*** Provided records

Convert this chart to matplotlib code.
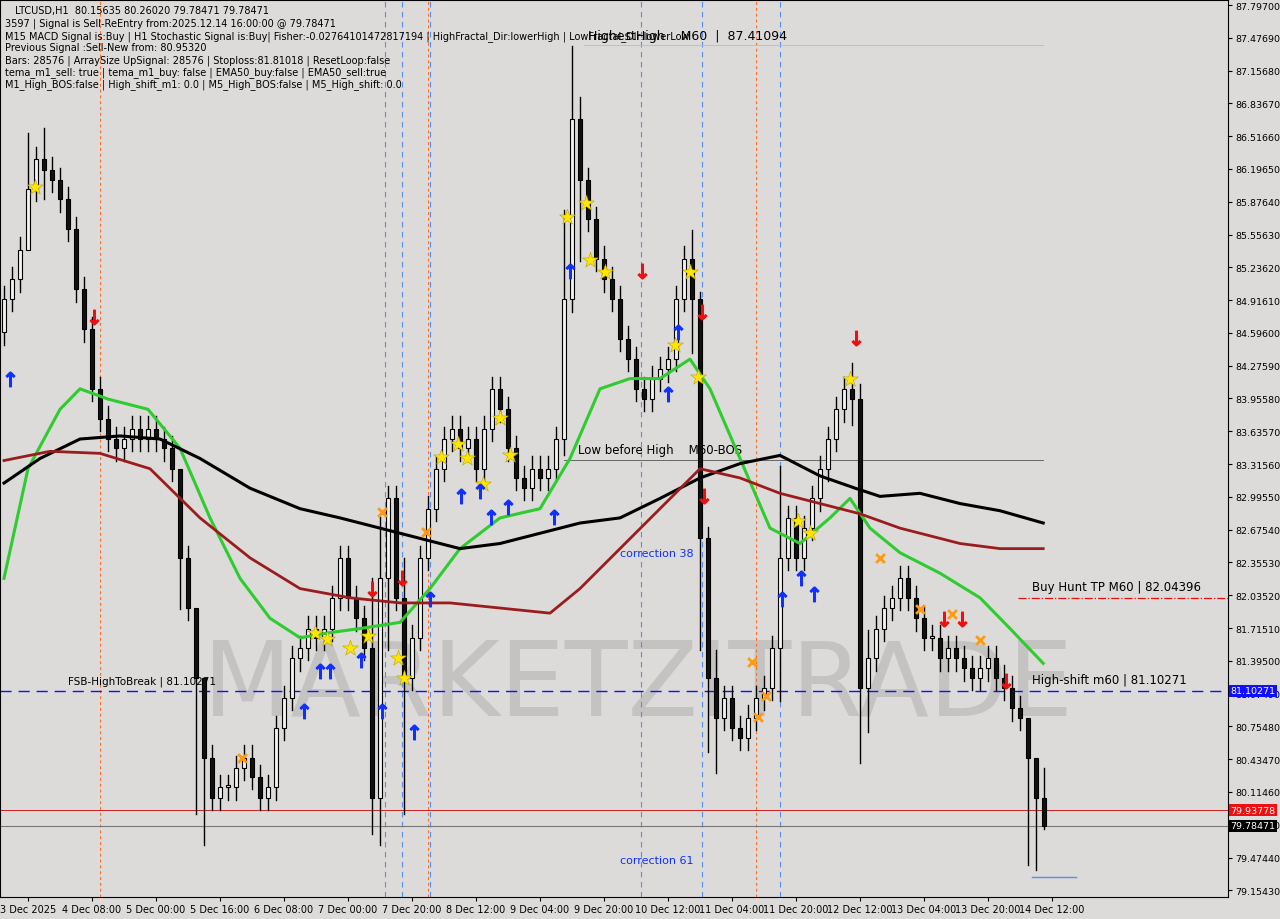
import numpy as np
import matplotlib
matplotlib.use("Agg")
import matplotlib.pyplot as plt

# closes, one candle per slot
closes = [84.93,85.12,85.41,86.00,86.29,86.19,86.09,85.90,85.61,85.02,84.63,84.05,83.76,83.56,83.47,83.56,
          83.66,83.56,83.66,83.56,83.47,83.27,82.40,81.91,81.23,80.45,80.06,80.16,80.16,80.35,80.45,80.26,
          80.06,80.16,80.74,81.03,81.42,81.52,81.71,81.62,81.71,82.01,82.40,82.01,81.81,81.52,80.06,82.20,
          82.98,82.01,81.23,81.62,82.40,82.88,83.27,83.56,83.66,83.47,83.56,83.27,83.66,84.05,83.85,83.47,
          83.18,83.08,83.27,83.18,83.27,83.56,84.93,86.68,86.09,85.71,85.32,85.12,84.93,84.54,84.34,84.05,
          83.95,84.15,84.24,84.34,84.93,85.32,84.93,82.59,81.23,80.84,81.03,80.74,80.64,80.84,81.03,81.13,
          81.52,82.40,82.79,82.40,82.69,82.98,83.27,83.56,83.85,84.05,83.95,81.13,81.42,81.71,81.91,82.01,
          82.20,82.01,81.81,81.62,81.62,81.42,81.52,81.42,81.32,81.23,81.32,81.42,81.23,81.13,80.93,80.84,
          80.45,80.06,79.78]
first_open = 84.60
# long wicks: slot -> (high, low)
wicks = {3: (86.55, 85.60), 5: (86.60, 85.90), 22: (83.10, 81.90), 24: (81.80, 79.90), 25: (80.90, 79.60),
         46: (82.20, 79.70), 47: (82.80, 79.60), 48: (83.10, 81.50), 50: (82.40, 79.90), 70: (85.80, 83.40),
         71: (87.40, 84.80), 72: (86.90, 85.30), 86: (85.60, 84.40), 87: (85.00, 81.50), 88: (82.70, 80.50),
         89: (81.50, 80.30), 97: (83.30, 81.00), 106: (84.30, 83.70), 107: (84.10, 80.40), 108: (81.70, 80.70),
         128: (80.50, 79.40), 129: (80.40, 79.35), 130: (80.35, 79.75)}

green_x = [0,3,7,9.5,13,18,22,25.75,29.5,33.25,37,40.75,44.5,49.5,53.25,57,62,67,70.75,74.5,78.25,82,85.75,88.25,92,95.75,99.5,103.25,105.75,108.25,112,117,122,125.75,129.9]
green_y = [82.20,83.27,83.85,84.05,83.95,83.85,83.47,82.79,82.20,81.81,81.62,81.67,81.71,81.77,82.10,82.49,82.79,82.88,83.37,84.05,84.15,84.15,84.34,84.05,83.37,82.69,82.54,82.79,82.98,82.69,82.45,82.25,82.01,81.71,81.37]
black_x = [0,4.5,9.5,14.5,19.5,24.5,30.75,37,42,47,52,57,62,67,72,77,82,87,92,97,102,106.4,109.5,114.5,119.5,124.5,129.9]
black_y = [83.13,83.37,83.56,83.59,83.56,83.37,83.08,82.88,82.79,82.69,82.59,82.49,82.54,82.64,82.74,82.79,82.98,83.18,83.32,83.40,83.20,83.08,83.00,83.03,82.93,82.86,82.74]
brown_x = [0,5.75,12,18.25,24.5,30.75,37,43.25,49.5,55.75,62,68.25,72,77,82,87,92,97,102,107,112,119.5,124.5,129.9]
brown_y = [83.35,83.44,83.42,83.27,82.79,82.40,82.10,82.01,81.96,81.96,81.91,81.86,82.10,82.49,82.88,83.27,83.18,83.03,82.93,82.83,82.69,82.54,82.49,82.49]

stars_x = [3.9,38.9,40.4,43.25,45.5,49.25,50,54.6,56.75,57.9,59.9,62,63.25,70.4,72.75,73.25,75.1,83.9,85.75,86.75,99.25,100.75,105.75]
stars_y = [86.02,81.67,81.61,81.52,81.64,81.42,81.23,83.38,83.51,83.37,83.12,83.77,83.40,85.73,85.86,85.31,85.19,84.48,85.19,84.17,82.76,82.64,84.15]
up_x = [0.75,37.5,39.5,40.75,44.6,47.25,51.25,53.25,57.1,59.5,60.9,63,68.75,70.75,83,84.25,97.25,99.6,101.25]
up_y = [84.15,80.90,81.30,81.30,81.40,80.90,80.70,82.00,83.00,83.05,82.80,82.90,82.80,85.20,84.00,84.60,82.00,82.20,82.05]
dn_x = [11.25,46,49.75,79.75,87.25,87.5,106.5,117.5,119.75,125.25]
dn_y = [84.75,82.10,82.20,85.20,84.80,83.00,84.55,81.80,81.80,81.20]
ox_x = [29.75,47.25,52.75,93.5,95.25,94.25,109.5,114.5,118.5,122]
ox_y = [80.45,82.85,82.65,81.38,81.05,80.85,82.40,81.90,81.85,81.60]

price_ticks = [87.79700 - 0.32010 * k for k in range(28)]
date_labels = ['3 Dec 2025','4 Dec 08:00','5 Dec 00:00','5 Dec 16:00','6 Dec 08:00','7 Dec 00:00','7 Dec 20:00',
               '8 Dec 12:00','9 Dec 04:00','9 Dec 20:00','10 Dec 12:00','11 Dec 04:00','11 Dec 20:00',
               '12 Dec 12:00','13 Dec 04:00','13 Dec 20:00','14 Dec 12:00']

info = ["LTCUSD,H1  80.15635 80.26020 79.78471 79.78471",
        "3597 | Signal is Sell-ReEntry from:2025.12.14 16:00:00 @ 79.78471",
        "M15 MACD Signal is:Buy | H1 Stochastic Signal is:Buy| Fisher:-0.02764101472817194 | HighFractal_Dir:lowerHigh | LowFractal_Dir:lowerLow",
        "Previous Signal :Sell-New from: 80.95320",
        "Bars: 28576 | ArraySize UpSignal: 28576 | Stoploss:81.81018 | ResetLoop:false",
        "tema_m1_sell: true | tema_m1_buy: false | EMA50_buy:false | EMA50_sell:true",
        "M1_High_BOS:false | High_shift_m1: 0.0 | M5_High_BOS:false | M5_High_shift: 0.0"]

fig = plt.figure(figsize=(12.8, 9.2), dpi=100)
fig.patch.set_facecolor('#dcdbd9')
ax = fig.add_axes([0.0, 22/920, 1228/1280, 897/920])
ax.set_facecolor('#dcdbd9')
ax.set_xlim(-0.5, 153)
ax.set_ylim(79.089, 87.846)

# watermark
ax.text(0.52, 0.235, 'MARKETZITRADE', transform=ax.transAxes, fontsize=74, color='#c4c3c1',
        ha='center', va='center', zorder=0)

# vertical dashed lines
for vx in [47.6, 49.75, 53.25, 79.6, 87.25, 97]:
    ax.axvline(vx, color='#5b8ee8', ls=(0, (5, 4)), lw=0.8, zorder=1)
for vx in [12, 53, 94]:
    ax.axvline(vx, color='#ff6a1a', ls=(0, (3, 3)), lw=0.7, zorder=1)

# levels
ax.axhline(81.10271, color='#1010ff', ls=(0, (8, 5)), lw=1.0, zorder=2)
ax.plot([126.75, 153], [82.01, 82.01], color='#e01010', ls='-.', lw=0.9)
ax.axhline(79.93778, color='#cc2020', lw=0.7)
ax.axhline(79.78471, color='#777777', lw=0.8)
ax.plot([70, 129.9], [83.36, 83.36], color='#555555', lw=0.6)
ax.plot([72.5, 129.9], [87.41, 87.41], color='#bbbbbb', lw=0.6)
ax.plot([128.5, 134], [79.28, 79.28], color='#5b8ee8', lw=1.0)

# candles
prev = first_open
for i, c in enumerate(closes):
    o = prev
    hi, lo = wicks.get(i, (max(o, c) + 0.12, min(o, c) - 0.12))
    ax.plot([i, i], [lo, hi], color='black', lw=1.0, zorder=3)
    up = c >= o
    ax.bar(i, abs(c - o) if abs(c - o) > 0.02 else 0.02, bottom=min(o, c), width=0.45,
           color='#f0f0f0' if up else '#111111', edgecolor='black', lw=0.8, zorder=4)
    prev = c

ax.plot(green_x, green_y, color='#2ecc2e', lw=2.2, zorder=5)
ax.plot(black_x, black_y, color='black', lw=2.2, zorder=5)
ax.plot(brown_x, brown_y, color='#9b1c1c', lw=2.0, zorder=5)

ax.scatter(stars_x, stars_y, marker='*', s=140, color='#ffe600', edgecolors='#b8a000', lw=0.4, zorder=6)
ax.scatter(up_x, up_y, marker=r'$\uparrow$', s=110, color='#1030ff', zorder=6)
ax.scatter(dn_x, dn_y, marker=r'$\downarrow$', s=110, color='#ee1010', zorder=6)
ax.scatter(ox_x, ox_y, marker='x', s=40, color='#ff9a10', lw=2, zorder=6)

# annotations
ax.text(8, 81.15, 'FSB-HighToBreak | 81.10271', fontsize=7.5, va='bottom')
ax.text(128.5, 81.15, 'High-shift m60 | 81.10271', fontsize=8.5, va='bottom')
ax.text(128.5, 82.06, 'Buy Hunt TP M60 | 82.04396', fontsize=8.5, va='bottom')
ax.text(71.8, 83.39, 'Low before High    M60-BOS', fontsize=8.5, va='bottom')
ax.text(73, 87.44, 'HighestHigh    M60  |  87.41094', fontsize=9, va='bottom')
ax.text(77, 82.40, 'correction 38', fontsize=8, color='#1030ff', va='bottom')
ax.text(77, 79.40, 'correction 61', fontsize=8, color='#1030ff', va='bottom')

for k, line in enumerate(info):
    ax.text(0.004 if k else 0.012, 0.994 - k * 0.0136, line, transform=ax.transAxes,
            fontsize=7, va='top')

ax.yaxis.tick_right()
ax.set_yticks(price_ticks)
ax.set_yticklabels(['%.5f' % p for p in price_ticks], fontsize=6.8)
ax.set_xticks([3 + 8 * k for k in range(len(date_labels))])
ax.set_xticklabels(date_labels, fontsize=7)
ax.tick_params(length=3, pad=2)

# price labels on the axis
for val, bg, fg in [(81.10271, '#1010ff', 'white'), (79.93778, '#ee1010', 'white'), (79.78471, 'black', 'white')]:
    ax.text(1.002, val, '%.5f' % val, transform=ax.get_yaxis_transform(), fontsize=6.8, va='center',
            color=fg, bbox=dict(boxstyle='square,pad=0.15', fc=bg, ec='none'))

fig.savefig('out.png', dpi=100, facecolor=fig.get_facecolor())
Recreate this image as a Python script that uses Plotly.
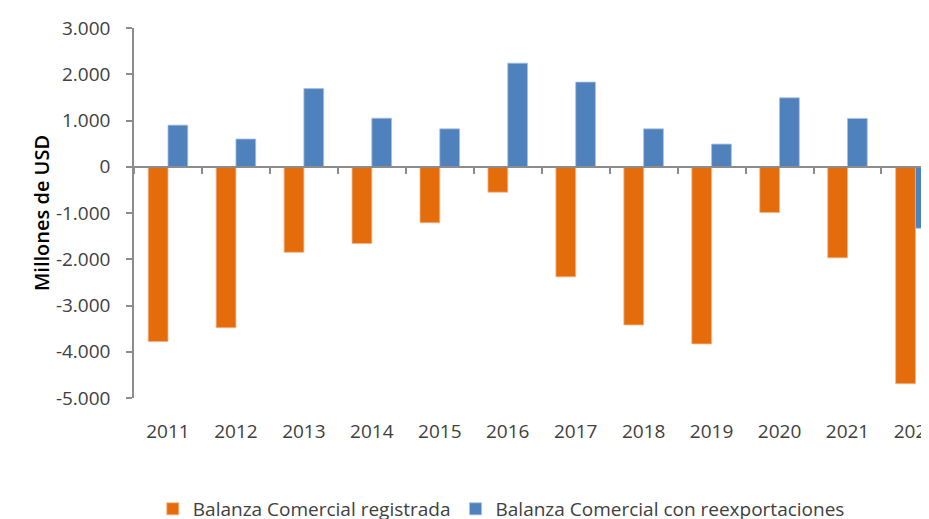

******

▶ **Requirements**
Only the number is wanted: how many lines of the material contain the word "chart"?

▶ **Response for this exercise**
1